Hawk and Falcon, messengers of the gods both, were close friends. Ever they swept with each other through the skies and danced amongst the clouds. Though filled with regard for each other, they also loved to compete and to set each other dares of skill and bravery. They would race to the moon and back to see who was swiftest. They would goad each other into circling the realm of Bloody-Hand Khaine, daring each other to fly closer and closer to the War God. At dusk one day Falcon and Hawk spied some prey, flying easily upon the mountain winds. Falcon declared that he would be the first to catch it, but Hawk claimed that he was the swifter hunter. The two stooped down upon their prey. Hawk was faster at first, but Falcon beat his wings the harder and dove ahead. Not willing to give up the victory, Hawk surged on, cutting in front of Falcon. Annoyed by his friend’s manoeuvre, Falcon batted a wing against Hawk’s tail, sending his rival off course. Hawk returned quickly, flying into Falcon to slow down his dive. Their wings became entangled and the two of them fell out of the skies. Their prey flew away, laughing merrily, and the both of them went hungry that night.

 

The quiet of the shrine was different to the peace of the healing hall. The Deadly Shadow brooded in its silence, the stillness stifling, heavy with melancholy rather than offering solace.

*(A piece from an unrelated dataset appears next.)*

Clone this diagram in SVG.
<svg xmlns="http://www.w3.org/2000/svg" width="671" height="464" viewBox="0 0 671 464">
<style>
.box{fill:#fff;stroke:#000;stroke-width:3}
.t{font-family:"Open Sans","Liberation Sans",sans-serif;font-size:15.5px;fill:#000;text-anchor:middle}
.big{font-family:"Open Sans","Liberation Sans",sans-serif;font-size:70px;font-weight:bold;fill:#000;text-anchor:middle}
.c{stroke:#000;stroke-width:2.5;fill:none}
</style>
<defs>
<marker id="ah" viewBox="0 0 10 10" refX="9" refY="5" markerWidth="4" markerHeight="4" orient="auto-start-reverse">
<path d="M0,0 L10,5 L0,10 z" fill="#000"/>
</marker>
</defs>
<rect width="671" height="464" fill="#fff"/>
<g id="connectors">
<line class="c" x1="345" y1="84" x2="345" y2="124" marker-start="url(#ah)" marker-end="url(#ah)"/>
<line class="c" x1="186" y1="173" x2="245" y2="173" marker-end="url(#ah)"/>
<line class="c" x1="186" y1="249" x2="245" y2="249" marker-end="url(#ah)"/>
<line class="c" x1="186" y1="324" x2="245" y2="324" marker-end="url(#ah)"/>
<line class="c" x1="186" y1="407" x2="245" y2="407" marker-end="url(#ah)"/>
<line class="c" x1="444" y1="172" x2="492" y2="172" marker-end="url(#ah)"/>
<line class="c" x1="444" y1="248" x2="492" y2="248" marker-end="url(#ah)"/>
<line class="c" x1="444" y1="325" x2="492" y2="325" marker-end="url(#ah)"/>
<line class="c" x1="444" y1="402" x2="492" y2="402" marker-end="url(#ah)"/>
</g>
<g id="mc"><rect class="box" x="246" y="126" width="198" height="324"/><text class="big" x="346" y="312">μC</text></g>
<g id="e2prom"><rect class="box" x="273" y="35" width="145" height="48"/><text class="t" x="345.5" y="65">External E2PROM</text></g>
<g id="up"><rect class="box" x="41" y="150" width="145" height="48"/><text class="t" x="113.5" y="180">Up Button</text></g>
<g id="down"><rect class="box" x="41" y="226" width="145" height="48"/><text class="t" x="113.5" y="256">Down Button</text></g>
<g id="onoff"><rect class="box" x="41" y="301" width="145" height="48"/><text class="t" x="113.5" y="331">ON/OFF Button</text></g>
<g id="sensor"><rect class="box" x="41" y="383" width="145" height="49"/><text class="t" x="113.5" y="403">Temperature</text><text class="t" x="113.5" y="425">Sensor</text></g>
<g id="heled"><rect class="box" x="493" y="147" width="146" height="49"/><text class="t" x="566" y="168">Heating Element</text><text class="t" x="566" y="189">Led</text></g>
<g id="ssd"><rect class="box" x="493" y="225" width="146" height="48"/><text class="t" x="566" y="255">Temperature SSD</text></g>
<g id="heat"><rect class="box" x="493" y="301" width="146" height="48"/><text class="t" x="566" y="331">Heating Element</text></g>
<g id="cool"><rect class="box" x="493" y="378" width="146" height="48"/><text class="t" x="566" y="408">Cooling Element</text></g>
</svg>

Korlandril walked through the looming trees, choosing to enter by the way he had first arrived rather than the more direct passageways that ran beneath the dome to the shrine building. He had been away for some time and was not sure what welcome, or lack, he would receive from Kenainath and the others. Unsurprisingly, none had visited him in the healing halls. Aranarha’s approach had been greatly against tradition, and Soareth had been agitated by it for several cycles after.